RECORDS PROVIDED —
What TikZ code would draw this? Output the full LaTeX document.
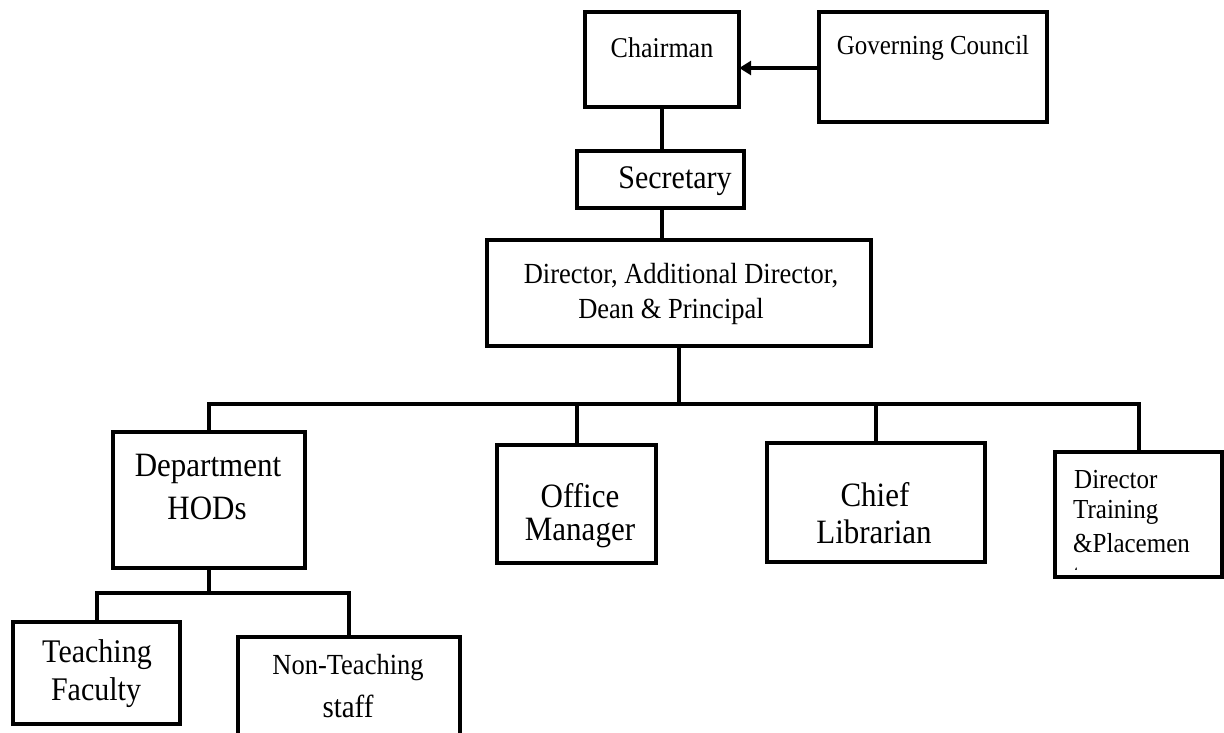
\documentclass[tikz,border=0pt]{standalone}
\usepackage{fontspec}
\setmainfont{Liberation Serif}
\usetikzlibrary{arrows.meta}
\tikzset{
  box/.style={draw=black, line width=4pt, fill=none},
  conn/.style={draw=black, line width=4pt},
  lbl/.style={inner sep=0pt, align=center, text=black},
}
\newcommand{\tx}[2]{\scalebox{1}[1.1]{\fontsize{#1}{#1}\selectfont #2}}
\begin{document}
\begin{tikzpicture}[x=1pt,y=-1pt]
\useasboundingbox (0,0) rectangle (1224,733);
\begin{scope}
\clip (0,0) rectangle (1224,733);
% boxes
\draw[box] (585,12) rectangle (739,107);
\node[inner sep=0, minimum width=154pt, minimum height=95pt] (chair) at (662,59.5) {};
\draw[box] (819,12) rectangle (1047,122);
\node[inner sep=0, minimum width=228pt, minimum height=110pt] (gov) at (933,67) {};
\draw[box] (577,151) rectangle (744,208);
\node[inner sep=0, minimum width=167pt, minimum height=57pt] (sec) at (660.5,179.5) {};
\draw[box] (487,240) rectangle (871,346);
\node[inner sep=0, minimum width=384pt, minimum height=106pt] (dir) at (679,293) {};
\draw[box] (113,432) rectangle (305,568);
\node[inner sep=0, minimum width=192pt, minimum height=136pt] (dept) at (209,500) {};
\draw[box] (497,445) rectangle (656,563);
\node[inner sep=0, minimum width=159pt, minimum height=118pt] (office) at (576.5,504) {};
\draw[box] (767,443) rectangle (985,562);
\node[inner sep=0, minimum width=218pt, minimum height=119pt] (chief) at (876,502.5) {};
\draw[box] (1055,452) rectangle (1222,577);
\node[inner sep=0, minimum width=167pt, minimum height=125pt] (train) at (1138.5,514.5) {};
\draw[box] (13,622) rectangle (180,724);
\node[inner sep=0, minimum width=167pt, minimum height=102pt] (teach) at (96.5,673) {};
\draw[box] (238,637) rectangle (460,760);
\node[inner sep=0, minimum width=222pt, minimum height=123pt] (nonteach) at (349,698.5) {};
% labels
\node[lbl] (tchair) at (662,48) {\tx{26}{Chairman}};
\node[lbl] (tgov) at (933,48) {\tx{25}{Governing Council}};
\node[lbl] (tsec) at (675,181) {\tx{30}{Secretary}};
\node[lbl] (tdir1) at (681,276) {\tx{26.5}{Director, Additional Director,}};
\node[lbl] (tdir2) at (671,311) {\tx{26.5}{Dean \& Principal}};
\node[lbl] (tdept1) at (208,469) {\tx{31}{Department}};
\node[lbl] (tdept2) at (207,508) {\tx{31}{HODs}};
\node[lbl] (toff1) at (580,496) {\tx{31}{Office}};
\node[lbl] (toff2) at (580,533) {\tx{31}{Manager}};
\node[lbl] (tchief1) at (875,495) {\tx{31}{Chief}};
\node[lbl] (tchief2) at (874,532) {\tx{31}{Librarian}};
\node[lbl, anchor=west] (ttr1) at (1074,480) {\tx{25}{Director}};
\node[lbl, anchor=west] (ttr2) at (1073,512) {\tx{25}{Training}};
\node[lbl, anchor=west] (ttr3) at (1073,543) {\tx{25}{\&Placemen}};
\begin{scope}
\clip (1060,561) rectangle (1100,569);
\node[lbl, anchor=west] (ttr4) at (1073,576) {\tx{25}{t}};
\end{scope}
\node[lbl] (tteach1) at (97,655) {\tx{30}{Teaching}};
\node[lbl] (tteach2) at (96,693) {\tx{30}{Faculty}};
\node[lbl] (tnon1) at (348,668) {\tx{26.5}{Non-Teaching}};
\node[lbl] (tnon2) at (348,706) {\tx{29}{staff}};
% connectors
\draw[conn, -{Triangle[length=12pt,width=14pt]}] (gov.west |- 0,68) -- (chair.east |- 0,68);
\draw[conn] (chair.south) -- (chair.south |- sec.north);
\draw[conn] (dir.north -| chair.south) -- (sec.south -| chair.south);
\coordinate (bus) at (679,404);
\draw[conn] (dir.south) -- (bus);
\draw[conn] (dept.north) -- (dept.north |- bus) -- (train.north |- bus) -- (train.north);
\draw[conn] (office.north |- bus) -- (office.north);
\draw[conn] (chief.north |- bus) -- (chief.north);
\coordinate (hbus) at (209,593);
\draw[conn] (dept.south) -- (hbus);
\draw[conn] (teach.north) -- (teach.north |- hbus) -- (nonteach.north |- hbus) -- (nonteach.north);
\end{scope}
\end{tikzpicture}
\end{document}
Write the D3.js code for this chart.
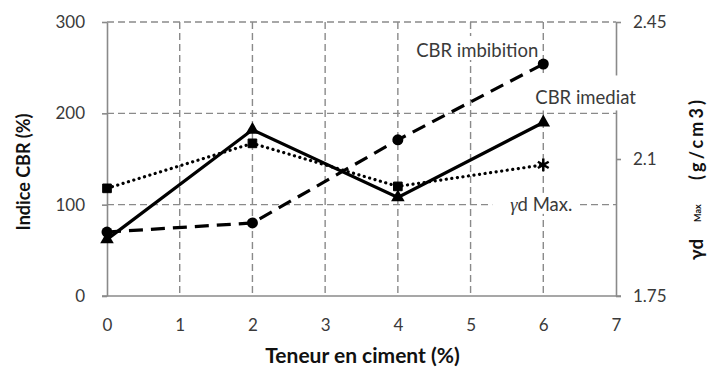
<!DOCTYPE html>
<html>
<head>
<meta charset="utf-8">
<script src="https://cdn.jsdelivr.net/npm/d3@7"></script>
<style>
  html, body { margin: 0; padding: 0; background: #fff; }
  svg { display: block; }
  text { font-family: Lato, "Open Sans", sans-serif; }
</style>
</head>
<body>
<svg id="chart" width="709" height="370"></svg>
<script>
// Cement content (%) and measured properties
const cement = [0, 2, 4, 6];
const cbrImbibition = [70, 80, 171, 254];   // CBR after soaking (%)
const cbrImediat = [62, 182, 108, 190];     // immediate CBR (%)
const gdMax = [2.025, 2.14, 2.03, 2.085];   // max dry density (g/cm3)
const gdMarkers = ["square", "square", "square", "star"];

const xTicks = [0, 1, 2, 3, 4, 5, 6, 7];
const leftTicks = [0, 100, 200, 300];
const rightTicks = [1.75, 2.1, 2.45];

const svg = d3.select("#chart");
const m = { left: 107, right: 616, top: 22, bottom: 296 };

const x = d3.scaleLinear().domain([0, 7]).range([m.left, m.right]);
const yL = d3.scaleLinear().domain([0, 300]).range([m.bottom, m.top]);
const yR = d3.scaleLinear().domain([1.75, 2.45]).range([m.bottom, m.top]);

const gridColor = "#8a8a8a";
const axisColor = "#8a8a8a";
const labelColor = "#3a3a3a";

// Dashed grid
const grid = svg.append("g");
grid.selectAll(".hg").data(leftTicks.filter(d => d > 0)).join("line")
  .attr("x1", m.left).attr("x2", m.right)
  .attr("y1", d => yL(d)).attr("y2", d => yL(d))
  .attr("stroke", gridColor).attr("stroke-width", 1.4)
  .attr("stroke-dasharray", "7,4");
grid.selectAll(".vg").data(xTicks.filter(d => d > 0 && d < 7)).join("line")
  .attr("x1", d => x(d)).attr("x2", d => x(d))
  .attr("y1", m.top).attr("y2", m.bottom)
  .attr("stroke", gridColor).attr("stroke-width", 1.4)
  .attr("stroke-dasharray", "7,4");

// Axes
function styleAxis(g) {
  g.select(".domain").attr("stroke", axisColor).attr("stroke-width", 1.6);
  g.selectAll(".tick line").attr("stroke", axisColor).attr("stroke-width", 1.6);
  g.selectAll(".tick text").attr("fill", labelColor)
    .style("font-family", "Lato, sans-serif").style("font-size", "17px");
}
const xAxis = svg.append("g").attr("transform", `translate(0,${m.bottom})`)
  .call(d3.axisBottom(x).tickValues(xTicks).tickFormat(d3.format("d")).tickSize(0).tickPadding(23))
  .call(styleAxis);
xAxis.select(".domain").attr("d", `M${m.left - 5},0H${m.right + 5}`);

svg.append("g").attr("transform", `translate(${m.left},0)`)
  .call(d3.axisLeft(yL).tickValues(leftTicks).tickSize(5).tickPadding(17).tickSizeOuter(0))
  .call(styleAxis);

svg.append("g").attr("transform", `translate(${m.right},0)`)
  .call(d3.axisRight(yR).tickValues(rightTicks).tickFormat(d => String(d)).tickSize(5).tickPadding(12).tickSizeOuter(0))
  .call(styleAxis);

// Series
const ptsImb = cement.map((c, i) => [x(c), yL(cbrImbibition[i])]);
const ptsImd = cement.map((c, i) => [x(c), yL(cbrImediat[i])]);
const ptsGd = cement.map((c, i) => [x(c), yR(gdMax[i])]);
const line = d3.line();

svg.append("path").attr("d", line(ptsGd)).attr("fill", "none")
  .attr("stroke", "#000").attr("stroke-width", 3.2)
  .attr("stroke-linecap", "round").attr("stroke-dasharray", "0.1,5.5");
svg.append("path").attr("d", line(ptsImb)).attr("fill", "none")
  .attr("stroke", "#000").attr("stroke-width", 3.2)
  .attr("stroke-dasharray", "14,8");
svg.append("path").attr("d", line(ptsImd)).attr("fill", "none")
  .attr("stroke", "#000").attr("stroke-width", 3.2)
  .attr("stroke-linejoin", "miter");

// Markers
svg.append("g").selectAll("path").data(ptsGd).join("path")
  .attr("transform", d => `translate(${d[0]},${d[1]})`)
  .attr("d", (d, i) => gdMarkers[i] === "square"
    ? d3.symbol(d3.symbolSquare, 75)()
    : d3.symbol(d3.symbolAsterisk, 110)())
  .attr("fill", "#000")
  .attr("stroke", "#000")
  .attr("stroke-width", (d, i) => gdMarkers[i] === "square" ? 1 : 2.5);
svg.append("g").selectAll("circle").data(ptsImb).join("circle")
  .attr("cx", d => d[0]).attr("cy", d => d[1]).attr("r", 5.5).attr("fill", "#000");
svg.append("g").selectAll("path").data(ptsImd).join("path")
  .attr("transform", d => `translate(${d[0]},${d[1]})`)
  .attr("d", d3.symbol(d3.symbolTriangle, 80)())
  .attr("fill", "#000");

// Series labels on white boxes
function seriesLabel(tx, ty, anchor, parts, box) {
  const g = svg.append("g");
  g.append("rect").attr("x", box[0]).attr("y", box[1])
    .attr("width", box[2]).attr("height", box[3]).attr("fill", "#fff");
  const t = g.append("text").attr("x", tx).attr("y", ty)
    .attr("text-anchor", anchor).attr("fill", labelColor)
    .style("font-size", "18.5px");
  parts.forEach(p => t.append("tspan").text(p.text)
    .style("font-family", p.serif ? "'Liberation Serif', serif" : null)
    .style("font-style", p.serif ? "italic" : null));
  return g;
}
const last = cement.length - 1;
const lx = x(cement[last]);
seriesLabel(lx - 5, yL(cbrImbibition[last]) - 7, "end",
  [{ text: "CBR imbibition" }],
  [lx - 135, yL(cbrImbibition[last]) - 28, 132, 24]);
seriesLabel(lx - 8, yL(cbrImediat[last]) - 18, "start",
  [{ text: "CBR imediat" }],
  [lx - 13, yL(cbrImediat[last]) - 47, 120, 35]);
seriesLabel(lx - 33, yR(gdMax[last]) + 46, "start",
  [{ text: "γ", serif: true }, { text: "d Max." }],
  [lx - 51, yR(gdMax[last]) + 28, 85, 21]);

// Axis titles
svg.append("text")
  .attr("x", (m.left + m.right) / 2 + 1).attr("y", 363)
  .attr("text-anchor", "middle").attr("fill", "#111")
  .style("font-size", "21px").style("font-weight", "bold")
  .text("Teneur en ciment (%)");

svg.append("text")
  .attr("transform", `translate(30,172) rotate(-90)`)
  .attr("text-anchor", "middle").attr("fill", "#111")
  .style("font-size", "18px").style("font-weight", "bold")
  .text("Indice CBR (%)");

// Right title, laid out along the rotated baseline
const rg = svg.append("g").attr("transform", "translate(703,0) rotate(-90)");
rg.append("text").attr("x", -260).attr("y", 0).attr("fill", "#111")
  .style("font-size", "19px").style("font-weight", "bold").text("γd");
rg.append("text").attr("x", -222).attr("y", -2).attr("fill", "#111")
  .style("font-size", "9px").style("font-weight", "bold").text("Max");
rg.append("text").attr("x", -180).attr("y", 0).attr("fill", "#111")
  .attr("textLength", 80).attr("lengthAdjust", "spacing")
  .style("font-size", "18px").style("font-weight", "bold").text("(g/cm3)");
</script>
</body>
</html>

WRITTEN TASK — Search the data above for the string "chart" and return every line that has it.

FINAL ANSWER —
Write the D3.js code for this chart.
<svg id="chart" width="709" height="370"></svg>
const svg = d3.select("#chart");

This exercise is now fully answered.